• CHALLENGE:
Keep only the lines of the listing that include the word "this", and copy them.

• DATA ENTRIES:
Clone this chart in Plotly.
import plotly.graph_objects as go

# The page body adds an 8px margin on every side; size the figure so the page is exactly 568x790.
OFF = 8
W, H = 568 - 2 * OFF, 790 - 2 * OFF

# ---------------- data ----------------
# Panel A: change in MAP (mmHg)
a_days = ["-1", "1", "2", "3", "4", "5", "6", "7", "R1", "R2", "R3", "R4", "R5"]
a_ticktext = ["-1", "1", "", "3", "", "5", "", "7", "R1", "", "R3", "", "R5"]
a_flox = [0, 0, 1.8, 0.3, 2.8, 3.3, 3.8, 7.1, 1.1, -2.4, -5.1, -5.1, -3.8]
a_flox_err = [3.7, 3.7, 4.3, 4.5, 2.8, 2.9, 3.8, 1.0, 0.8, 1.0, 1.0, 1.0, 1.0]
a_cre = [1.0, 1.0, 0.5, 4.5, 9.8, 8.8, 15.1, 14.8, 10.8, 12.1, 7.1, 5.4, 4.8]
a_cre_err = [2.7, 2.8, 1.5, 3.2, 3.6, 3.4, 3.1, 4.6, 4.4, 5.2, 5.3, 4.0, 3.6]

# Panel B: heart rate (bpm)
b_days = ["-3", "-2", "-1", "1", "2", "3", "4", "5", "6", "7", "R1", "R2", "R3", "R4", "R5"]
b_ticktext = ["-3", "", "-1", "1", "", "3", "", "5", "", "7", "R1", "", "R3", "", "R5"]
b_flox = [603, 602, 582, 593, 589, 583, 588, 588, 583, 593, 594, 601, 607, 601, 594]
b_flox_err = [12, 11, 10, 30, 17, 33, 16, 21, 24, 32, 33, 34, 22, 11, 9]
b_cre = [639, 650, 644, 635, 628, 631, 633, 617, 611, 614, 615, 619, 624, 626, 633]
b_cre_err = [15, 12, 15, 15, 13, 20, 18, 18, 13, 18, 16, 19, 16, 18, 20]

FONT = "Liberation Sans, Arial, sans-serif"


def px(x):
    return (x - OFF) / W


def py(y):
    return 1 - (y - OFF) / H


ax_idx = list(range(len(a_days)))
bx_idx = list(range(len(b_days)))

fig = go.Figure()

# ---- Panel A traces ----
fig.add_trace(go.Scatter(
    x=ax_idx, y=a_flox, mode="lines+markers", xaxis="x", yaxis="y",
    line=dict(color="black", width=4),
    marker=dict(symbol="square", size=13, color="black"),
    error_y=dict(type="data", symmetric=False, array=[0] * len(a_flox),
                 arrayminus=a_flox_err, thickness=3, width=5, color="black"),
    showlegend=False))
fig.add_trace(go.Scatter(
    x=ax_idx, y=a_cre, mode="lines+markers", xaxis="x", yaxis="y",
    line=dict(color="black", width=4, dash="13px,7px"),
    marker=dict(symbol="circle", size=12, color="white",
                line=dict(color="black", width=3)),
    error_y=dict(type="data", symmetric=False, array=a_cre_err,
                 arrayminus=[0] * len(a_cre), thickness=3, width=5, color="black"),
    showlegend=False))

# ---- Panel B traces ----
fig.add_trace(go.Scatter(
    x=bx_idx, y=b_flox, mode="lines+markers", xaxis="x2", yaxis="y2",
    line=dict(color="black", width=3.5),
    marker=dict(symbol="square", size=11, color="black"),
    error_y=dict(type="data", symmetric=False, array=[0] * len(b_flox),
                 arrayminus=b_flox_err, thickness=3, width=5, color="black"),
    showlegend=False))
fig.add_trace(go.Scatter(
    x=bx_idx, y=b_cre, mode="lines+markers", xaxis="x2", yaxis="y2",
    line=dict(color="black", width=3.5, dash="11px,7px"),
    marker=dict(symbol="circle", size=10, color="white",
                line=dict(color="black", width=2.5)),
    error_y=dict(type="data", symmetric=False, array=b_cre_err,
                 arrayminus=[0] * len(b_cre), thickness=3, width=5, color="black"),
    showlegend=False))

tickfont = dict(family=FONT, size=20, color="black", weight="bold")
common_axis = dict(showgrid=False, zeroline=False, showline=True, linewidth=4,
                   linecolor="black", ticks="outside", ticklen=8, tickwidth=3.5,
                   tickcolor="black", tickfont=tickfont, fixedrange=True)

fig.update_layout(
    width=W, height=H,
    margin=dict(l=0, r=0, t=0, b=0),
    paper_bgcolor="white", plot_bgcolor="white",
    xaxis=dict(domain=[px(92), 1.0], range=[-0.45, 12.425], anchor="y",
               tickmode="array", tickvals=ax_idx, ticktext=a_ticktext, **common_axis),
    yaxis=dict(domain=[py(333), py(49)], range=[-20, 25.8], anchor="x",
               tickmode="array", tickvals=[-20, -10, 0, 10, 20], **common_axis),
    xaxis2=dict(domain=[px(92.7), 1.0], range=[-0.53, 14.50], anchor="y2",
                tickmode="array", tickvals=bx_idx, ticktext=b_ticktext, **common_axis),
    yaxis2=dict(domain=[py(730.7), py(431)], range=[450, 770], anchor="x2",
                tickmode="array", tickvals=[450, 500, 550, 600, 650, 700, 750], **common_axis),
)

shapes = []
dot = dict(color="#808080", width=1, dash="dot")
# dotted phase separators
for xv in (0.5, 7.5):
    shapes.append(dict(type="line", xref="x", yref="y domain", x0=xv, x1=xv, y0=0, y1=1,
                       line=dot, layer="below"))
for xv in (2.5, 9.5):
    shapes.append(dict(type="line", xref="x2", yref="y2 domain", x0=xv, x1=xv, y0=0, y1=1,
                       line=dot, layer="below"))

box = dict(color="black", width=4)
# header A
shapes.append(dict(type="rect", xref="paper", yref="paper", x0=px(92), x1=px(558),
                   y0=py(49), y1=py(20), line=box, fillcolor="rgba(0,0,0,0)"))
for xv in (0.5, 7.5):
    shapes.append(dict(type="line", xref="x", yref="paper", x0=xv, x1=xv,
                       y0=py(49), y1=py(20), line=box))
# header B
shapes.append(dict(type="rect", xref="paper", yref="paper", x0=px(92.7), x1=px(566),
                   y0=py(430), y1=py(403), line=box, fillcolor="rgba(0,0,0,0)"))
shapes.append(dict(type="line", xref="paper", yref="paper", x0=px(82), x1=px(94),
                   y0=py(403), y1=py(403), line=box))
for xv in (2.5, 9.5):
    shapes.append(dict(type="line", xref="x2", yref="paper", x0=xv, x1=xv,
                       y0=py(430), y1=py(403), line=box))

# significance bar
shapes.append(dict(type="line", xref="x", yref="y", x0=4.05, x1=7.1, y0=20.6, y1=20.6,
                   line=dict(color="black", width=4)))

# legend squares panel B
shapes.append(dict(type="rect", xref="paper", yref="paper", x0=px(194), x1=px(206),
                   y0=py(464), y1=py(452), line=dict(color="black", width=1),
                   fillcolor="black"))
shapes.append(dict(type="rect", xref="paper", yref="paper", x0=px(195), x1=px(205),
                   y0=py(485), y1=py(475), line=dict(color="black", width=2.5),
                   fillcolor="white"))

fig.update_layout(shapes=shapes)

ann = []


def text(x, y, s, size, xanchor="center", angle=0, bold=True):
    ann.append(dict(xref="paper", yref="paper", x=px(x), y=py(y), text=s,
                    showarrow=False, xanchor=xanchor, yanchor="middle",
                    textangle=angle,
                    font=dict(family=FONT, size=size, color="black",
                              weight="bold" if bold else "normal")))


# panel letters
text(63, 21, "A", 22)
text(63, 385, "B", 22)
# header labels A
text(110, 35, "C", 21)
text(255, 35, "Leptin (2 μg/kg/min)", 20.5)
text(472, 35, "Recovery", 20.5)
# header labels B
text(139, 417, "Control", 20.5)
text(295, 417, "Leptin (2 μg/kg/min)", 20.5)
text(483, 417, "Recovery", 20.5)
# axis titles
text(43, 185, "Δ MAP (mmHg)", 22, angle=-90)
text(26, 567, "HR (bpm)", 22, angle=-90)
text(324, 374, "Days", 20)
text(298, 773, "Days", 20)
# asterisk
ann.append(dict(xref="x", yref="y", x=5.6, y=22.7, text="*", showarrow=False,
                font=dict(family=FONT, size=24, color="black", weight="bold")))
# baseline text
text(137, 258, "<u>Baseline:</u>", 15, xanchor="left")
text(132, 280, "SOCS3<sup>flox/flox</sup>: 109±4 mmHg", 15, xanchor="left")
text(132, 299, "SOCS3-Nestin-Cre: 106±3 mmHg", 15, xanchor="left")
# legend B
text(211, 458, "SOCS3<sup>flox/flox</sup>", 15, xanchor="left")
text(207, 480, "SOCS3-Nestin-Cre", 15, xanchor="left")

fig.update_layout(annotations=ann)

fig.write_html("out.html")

* * *

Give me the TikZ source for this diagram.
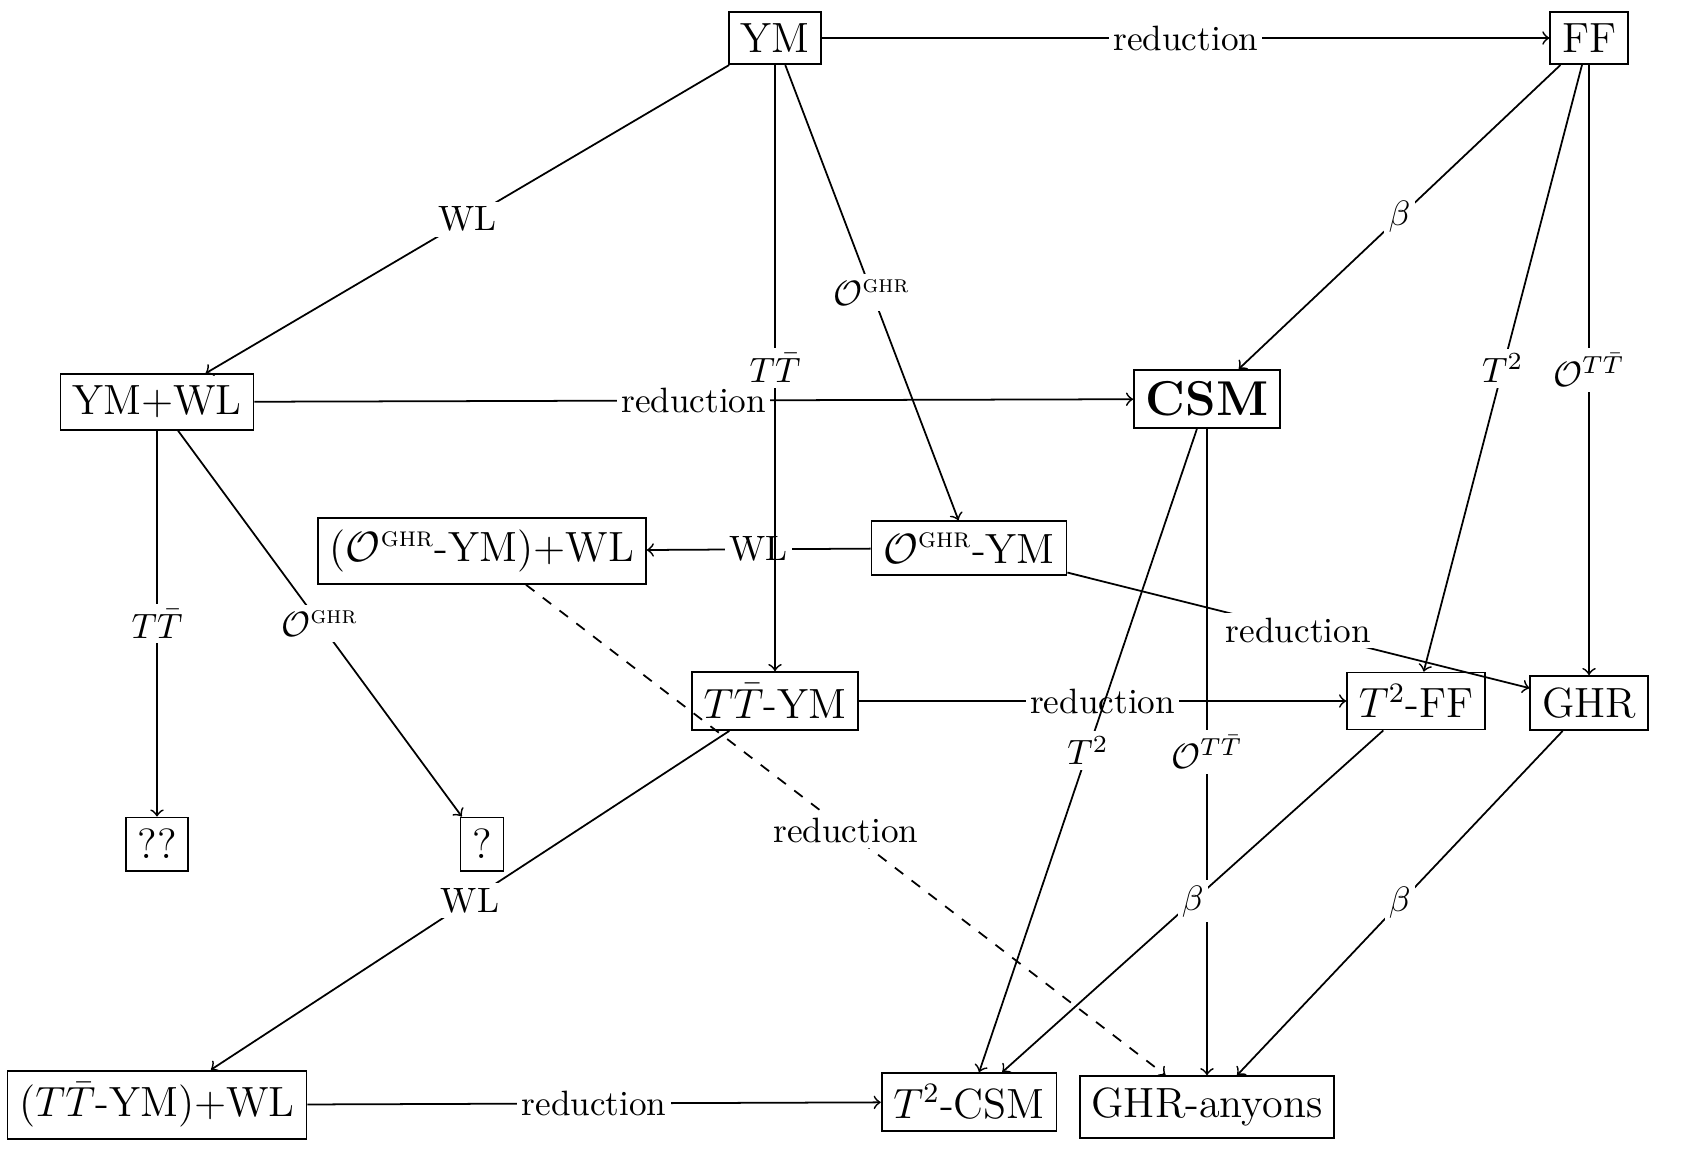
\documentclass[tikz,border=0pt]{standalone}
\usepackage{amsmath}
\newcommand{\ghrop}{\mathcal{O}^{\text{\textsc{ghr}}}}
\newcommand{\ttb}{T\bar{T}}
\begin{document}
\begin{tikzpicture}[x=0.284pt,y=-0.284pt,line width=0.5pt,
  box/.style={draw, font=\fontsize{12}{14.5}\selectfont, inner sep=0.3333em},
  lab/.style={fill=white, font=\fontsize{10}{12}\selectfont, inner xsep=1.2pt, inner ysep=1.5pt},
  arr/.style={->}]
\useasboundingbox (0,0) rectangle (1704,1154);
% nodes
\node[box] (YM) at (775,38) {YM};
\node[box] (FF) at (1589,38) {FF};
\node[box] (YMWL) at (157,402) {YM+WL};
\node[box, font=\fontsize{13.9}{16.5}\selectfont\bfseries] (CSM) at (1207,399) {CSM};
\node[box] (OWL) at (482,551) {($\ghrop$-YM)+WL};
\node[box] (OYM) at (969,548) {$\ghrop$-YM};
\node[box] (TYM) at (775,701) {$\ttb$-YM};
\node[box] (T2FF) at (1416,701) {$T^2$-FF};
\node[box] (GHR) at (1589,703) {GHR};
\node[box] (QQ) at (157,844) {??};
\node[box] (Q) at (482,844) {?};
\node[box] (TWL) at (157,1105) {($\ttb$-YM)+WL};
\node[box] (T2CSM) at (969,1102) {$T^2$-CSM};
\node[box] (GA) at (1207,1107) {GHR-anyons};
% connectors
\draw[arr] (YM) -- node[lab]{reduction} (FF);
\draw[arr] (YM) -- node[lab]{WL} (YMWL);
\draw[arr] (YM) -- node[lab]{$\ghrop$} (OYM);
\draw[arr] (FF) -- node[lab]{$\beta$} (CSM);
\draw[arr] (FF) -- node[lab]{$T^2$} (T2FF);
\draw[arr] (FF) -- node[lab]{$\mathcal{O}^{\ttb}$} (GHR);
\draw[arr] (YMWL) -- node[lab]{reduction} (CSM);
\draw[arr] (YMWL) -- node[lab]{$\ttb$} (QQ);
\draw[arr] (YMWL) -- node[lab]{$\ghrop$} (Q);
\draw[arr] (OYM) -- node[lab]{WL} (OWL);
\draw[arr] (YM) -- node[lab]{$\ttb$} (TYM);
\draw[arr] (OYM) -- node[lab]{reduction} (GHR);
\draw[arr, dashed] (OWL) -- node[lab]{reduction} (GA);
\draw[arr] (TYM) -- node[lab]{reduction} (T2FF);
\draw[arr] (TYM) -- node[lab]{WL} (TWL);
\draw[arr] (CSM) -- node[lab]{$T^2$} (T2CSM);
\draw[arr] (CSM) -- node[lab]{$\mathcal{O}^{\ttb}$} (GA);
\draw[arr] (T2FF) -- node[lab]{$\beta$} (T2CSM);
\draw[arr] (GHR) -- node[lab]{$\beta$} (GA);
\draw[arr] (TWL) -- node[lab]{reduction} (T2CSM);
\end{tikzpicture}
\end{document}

• ANSWER TO THE PROBLEM:
Clone this chart in Plotly.
Give me the TikZ source for this diagram.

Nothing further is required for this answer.